> [Requirements] Extract the first line of the entries below and every line after it up to the one containing "(B1) -- ++(-68.5:40);", both kept. Pictures are excluded.

> [Provided records]
______

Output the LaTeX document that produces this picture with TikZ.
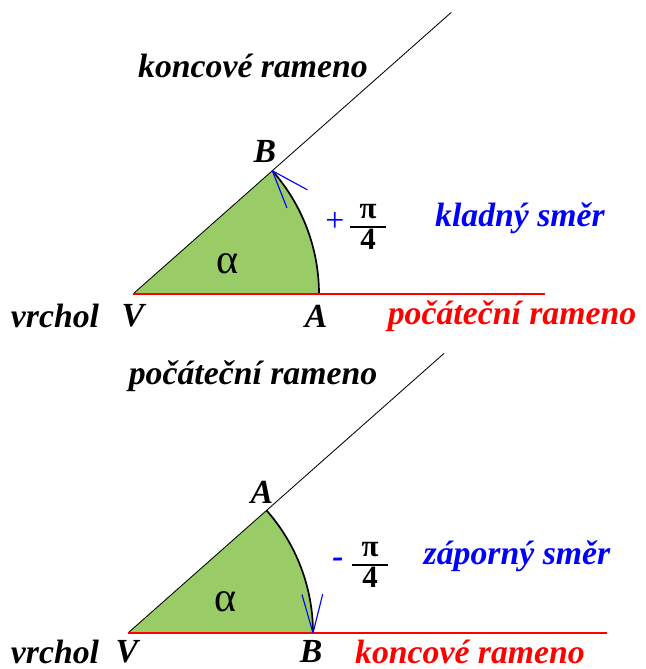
\documentclass[tikz,border=0pt]{standalone}
\usepackage{fontspec}
\setmainfont{Liberation Serif}
\usetikzlibrary{positioning}

\definecolor{sektor}{RGB}{153,204,102}
\newcommand{\ctvrtpi}{${\hbox to 25pt{\hss\raisebox{3pt}{π}\hss}\above1.4pt\hbox{\lower3pt\hbox{4}}}$}
\tikzset{
    popis/.style={font=\fontsize{24}{28}\selectfont\bfseries\itshape, inner sep=0pt},
    modry/.style={popis, text=blue},
    cerveny/.style={popis, text=red},
    znamenko/.style={font=\fontsize{24}{28}\selectfont, text=blue, inner sep=0pt},
    zlomek/.style={font=\fontsize{22}{26}\selectfont\bfseries, inner sep=0pt},
    alfa/.style={font=\fontsize{30}{30}\selectfont, inner sep=0pt},
    rameno/.style={draw=black, line width=0.6pt},
    pocatek/.style={draw=red, line width=1.4pt},
    oblouk/.style={draw=black, line width=1.2pt},
    sipka/.style={draw=blue, line width=0.8pt}
}

\begin{document}
\begin{tikzpicture}[x=0.025cm, y=0.025cm, node distance=8]

            \useasboundingbox (0,0) rectangle (645,669);

            % horni obrazek - kladny smer
            \coordinate (V1) at (133,375);
            \path (V1) ++(0:186) coordinate (A1);
            \path (V1) ++(41.5:186) coordinate (B1);
            \path (V1) ++(41.5:425) coordinate (K1);
            \coordinate (R1) at (545,375);

            \fill[sektor] (V1) -- (A1) arc[start angle=0, end angle=41.5, radius=186] -- cycle;
            \draw[oblouk] (A1) arc[start angle=0, end angle=41.5, radius=186];
            \draw[rameno] (V1) -- (K1);
            \draw[pocatek] (V1) -- (R1);
            \draw[sipka] (B1) -- ++(-28.5:40);
            \draw[sipka] (B1) -- ++(-68.5:40);

            \node[popis] (koncove1) at (253,603) {koncové rameno};
            \node[popis] (labB1) at (265,517) {B};
            \node[alfa] (alfa1) at (228,405) {α};
            \node[popis] (vrchol1) at (55,353) {vrchol};
            \node[popis] (labV1) at (133,353) {V};
            \node[popis] (labA1) at (316,353) {A};
            \node[cerveny] (pocatecni1) at (512,353) {počáteční rameno};
            \node[znamenko] (plus) at (335,447) {+};
            \node[zlomek] (pi1) at (368,442) {\ctvrtpi};
            \node[modry] (kladny) at (520,451) {kladný směr};

            % dolni obrazek - zaporny smer
            \coordinate (V2) at (128,36);
            \path (V2) ++(0:185) coordinate (B2);
            \path (V2) ++(41.5:185) coordinate (A2);
            \path (V2) ++(41.5:422) coordinate (K2);
            \coordinate (R2) at (607,36);

            \fill[sektor] (V2) -- (B2) arc[start angle=0, end angle=41.5, radius=185] -- cycle;
            \draw[oblouk] (B2) arc[start angle=0, end angle=41.5, radius=185];
            \draw[rameno] (V2) -- (K2);
            \draw[pocatek] (V2) -- (R2);
            \draw[sipka] (B2) -- ++(106:40);
            \draw[sipka] (B2) -- ++(76:40);

            \node[popis] (pocatecni2) at (253,293) {počáteční rameno};
            \node[popis] (labA2) at (262,177) {A};
            \node[alfa] (alfa2) at (226,67) {α};
            \node[popis] (vrchol2) at (55,17) {vrchol};
            \node[popis] (labV2) at (127,17) {V};
            \node[popis] (labB2) at (311,17) {B};
            \node[cerveny] (koncove2) at (470,17) {koncové rameno};
            \node[modry] (minus) at (338,106) {-};
            \node[zlomek] (pi2) at (370,104) {\ctvrtpi};
            \node[modry] (zaporny) at (517,113) {záporný směr};

\end{tikzpicture}
\end{document}
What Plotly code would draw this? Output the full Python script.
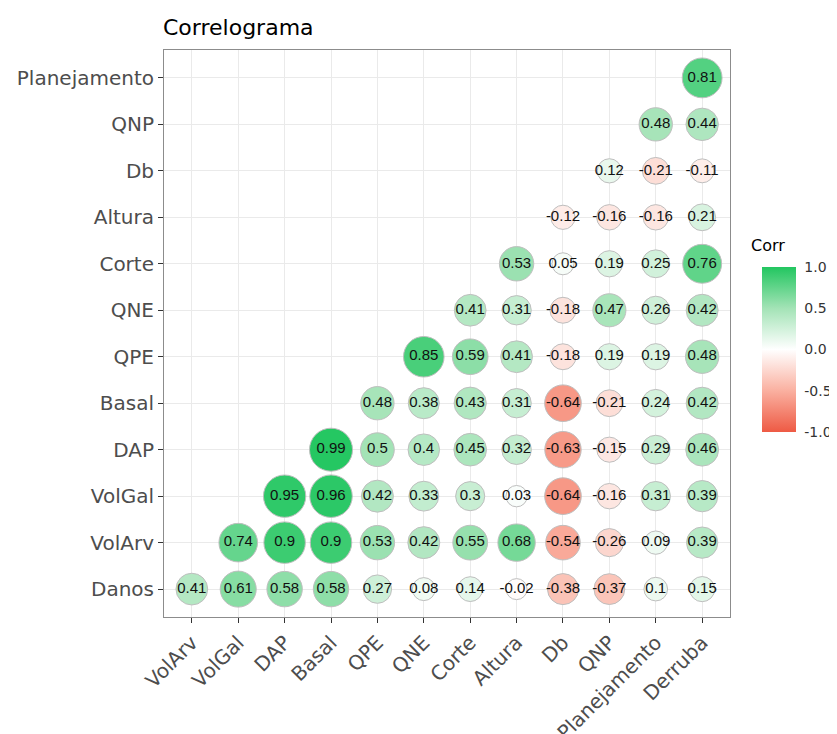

______

> [Response to the exercise]
Output the LaTeX document that produces this picture with TikZ.
\documentclass[tikz,border=0pt]{standalone}
\usepackage{fontspec}
\setmainfont{Liberation Serif}
\usetikzlibrary{positioning}

\definecolor{sektor}{RGB}{153,204,102}
\newcommand{\ctvrtpi}{${\hbox to 25pt{\hss\raisebox{3pt}{π}\hss}\above1.4pt\hbox{\lower3pt\hbox{4}}}$}
\tikzset{
    popis/.style={font=\fontsize{24}{28}\selectfont\bfseries\itshape, inner sep=0pt},
    modry/.style={popis, text=blue},
    cerveny/.style={popis, text=red},
    znamenko/.style={font=\fontsize{24}{28}\selectfont, text=blue, inner sep=0pt},
    zlomek/.style={font=\fontsize{22}{26}\selectfont\bfseries, inner sep=0pt},
    alfa/.style={font=\fontsize{30}{30}\selectfont, inner sep=0pt},
    rameno/.style={draw=black, line width=0.6pt},
    pocatek/.style={draw=red, line width=1.4pt},
    oblouk/.style={draw=black, line width=1.2pt},
    sipka/.style={draw=blue, line width=0.8pt}
}

\begin{document}
\begin{tikzpicture}[x=0.025cm, y=0.025cm, node distance=8]

            \useasboundingbox (0,0) rectangle (645,669);

            % horni obrazek - kladny smer
            \coordinate (V1) at (133,375);
            \path (V1) ++(0:186) coordinate (A1);
            \path (V1) ++(41.5:186) coordinate (B1);
            \path (V1) ++(41.5:425) coordinate (K1);
            \coordinate (R1) at (545,375);

            \fill[sektor] (V1) -- (A1) arc[start angle=0, end angle=41.5, radius=186] -- cycle;
            \draw[oblouk] (A1) arc[start angle=0, end angle=41.5, radius=186];
            \draw[rameno] (V1) -- (K1);
            \draw[pocatek] (V1) -- (R1);
            \draw[sipka] (B1) -- ++(-28.5:40);
            \draw[sipka] (B1) -- ++(-68.5:40);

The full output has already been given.